Charles Robinson at Yahoo! Sports penned a nice piece about the Steelers offensive problems. It's sometimes valuable to read a piece like this by someone who probably doesn't watch every Steelers game and isn't as biased as a Steelers fan or Pittsburgh-based sports writer. It's also easy to forget that we have a team that is 6-3. The sky is not falling. At least not until we drop another game at home to San Diego...
When Bruce Arians woke up Wednesday morning, the zealotry of Pittsburgh Steelers nation was still pounding away like a ball-peen hammer on an iron rivet. It was inescapable – screaming from the radio, bundled between the pages of the local newspapers, etched across the dissatisfied faces of the faithful.
And while coaches loathe the basic excuse of injuries as a reason for ineffectiveness, Arians has some strong evidence backing up why the offense has sputtered this season. Consider:
• Pittsburgh has been making do with a third-string running back in Mewelde Moore, who has both average speed and size and had never carved out a consistent starting role in his previous four seasons in Minnesota. Meanwhile, Pro Bowler Willie Parker has been dealing with knee and shoulder injuries, playing in only one of the Steelers’ past six games.
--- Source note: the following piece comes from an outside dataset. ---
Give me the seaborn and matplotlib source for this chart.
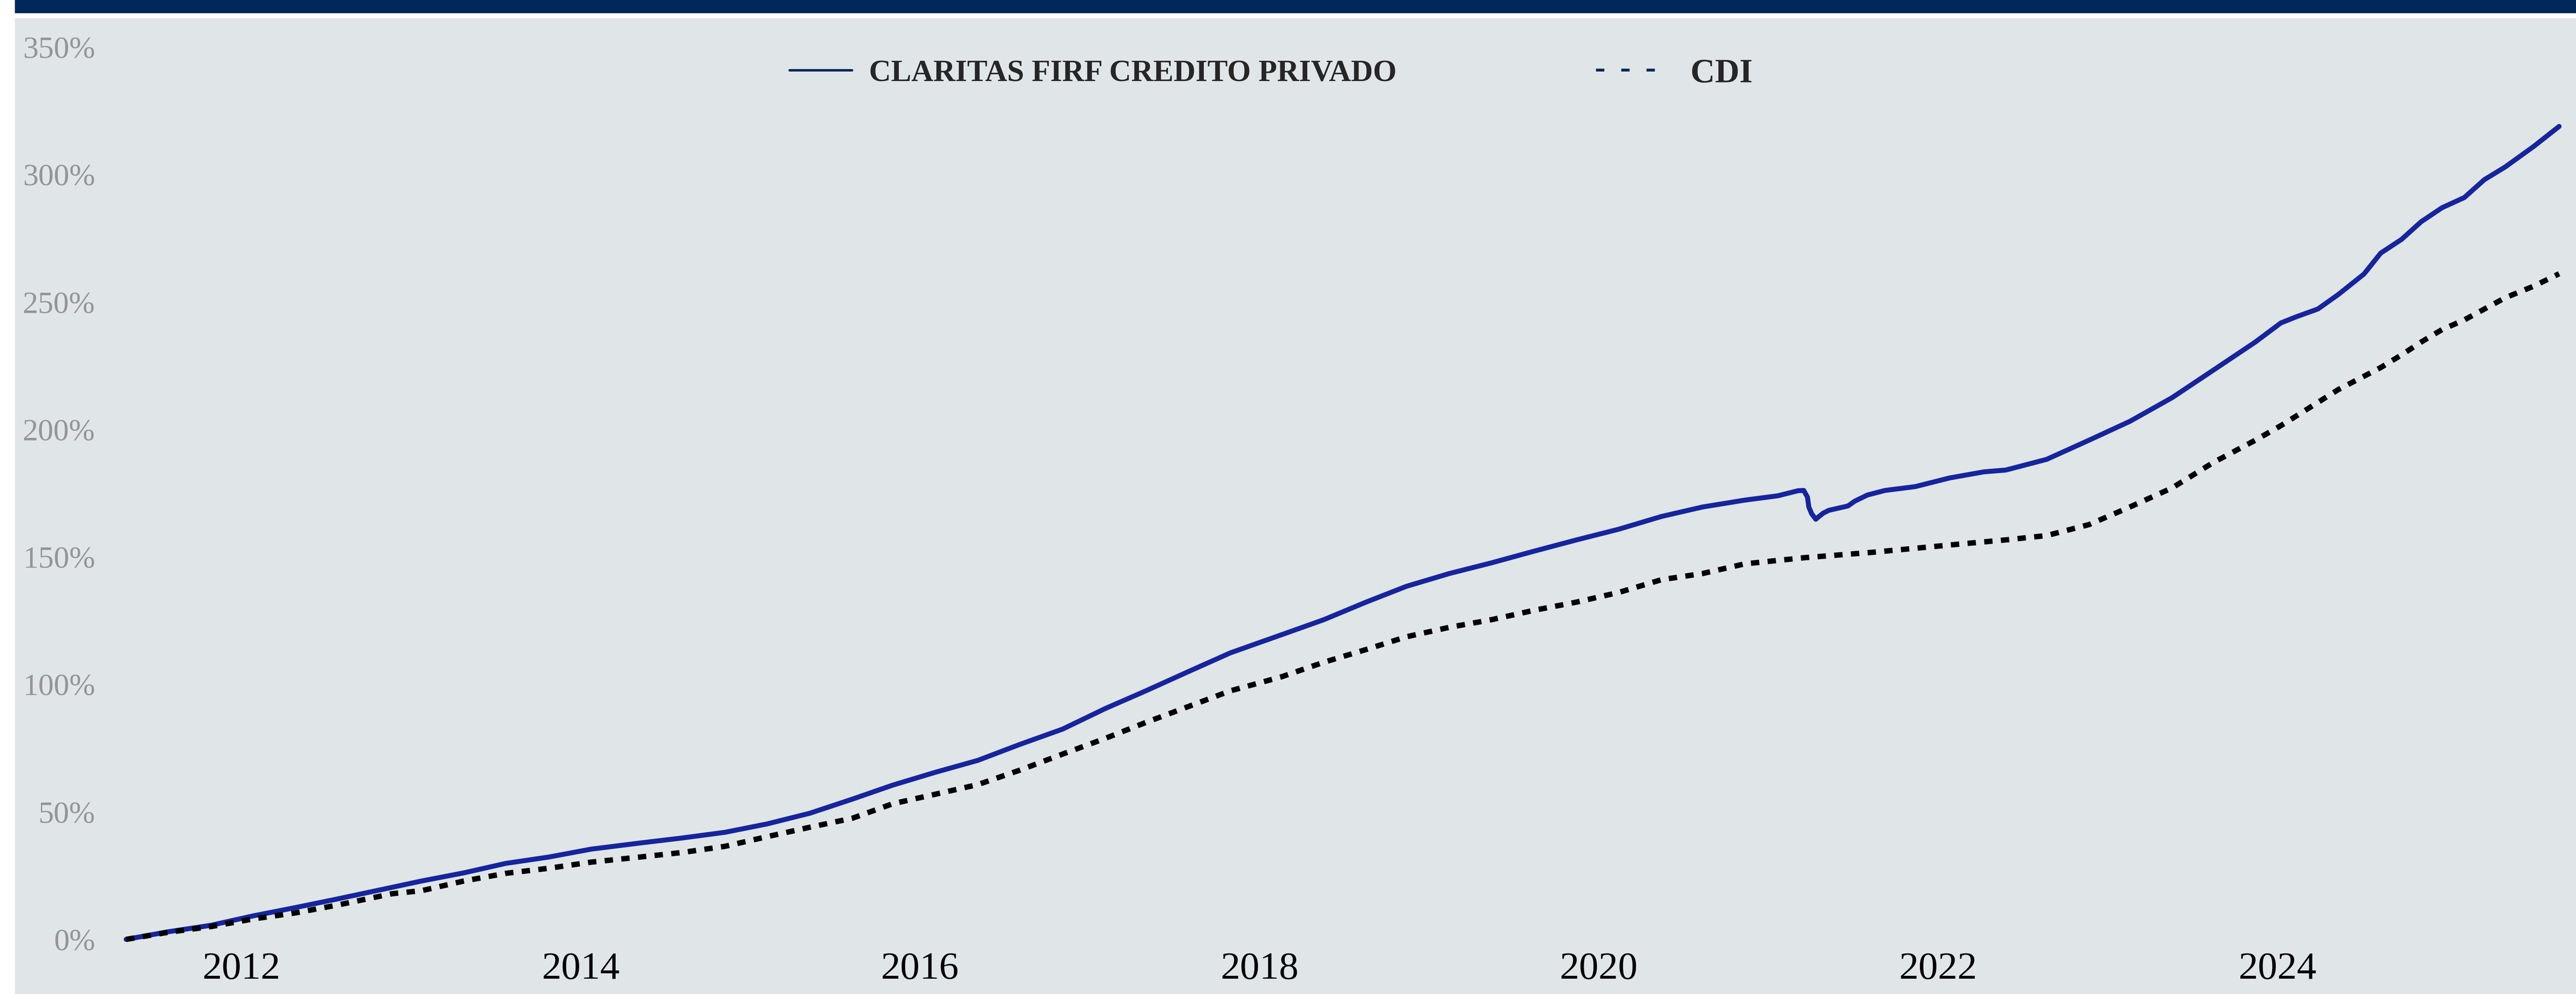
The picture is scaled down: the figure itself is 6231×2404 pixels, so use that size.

His backup, first-round pick Rashard Mendenhall, was lost for the season in Week 4.
• The offensive line has been undermanned and in turn lacked continuity since Week 4 of the season. Put aside the fact that Pittsburgh lost a quality guard in Alan Faneca in the offseason (and yes, that is important). Right guard Kendall Simmons, who had been a fixture on the line for the previous three seasons, was lost for the season against the Ravens. Pro Bowl left tackle Marvel Smith hasn’t played since Pittsburgh’s 4-1 start.
• Tight end Heath Miller hasn’t played in the past two games.
• And then you have Roethlisberger, who injured his right shoulder in the season opener against Houston, then reinjured it again in the win over Washington in Week 9. Meanwhile, he has missed an assortment of practices since the start of the season, which has in turn hurt his timing and decision-making at various points.
Even in the league’s “no excuse” era, that’s a staggering amount of circumstance: A hobbled quarterback, two missing running backs, three different offensive-line starters in comparison to 2007, and a dual-responsibility tight end sidelined, too. And yet, it’s Arians who is shouldering much of the blame after Sunday’s 24-20 loss to the Colts – a game ultimately scuttled by a pair of bad interceptions (three overall) by Roethlisberger.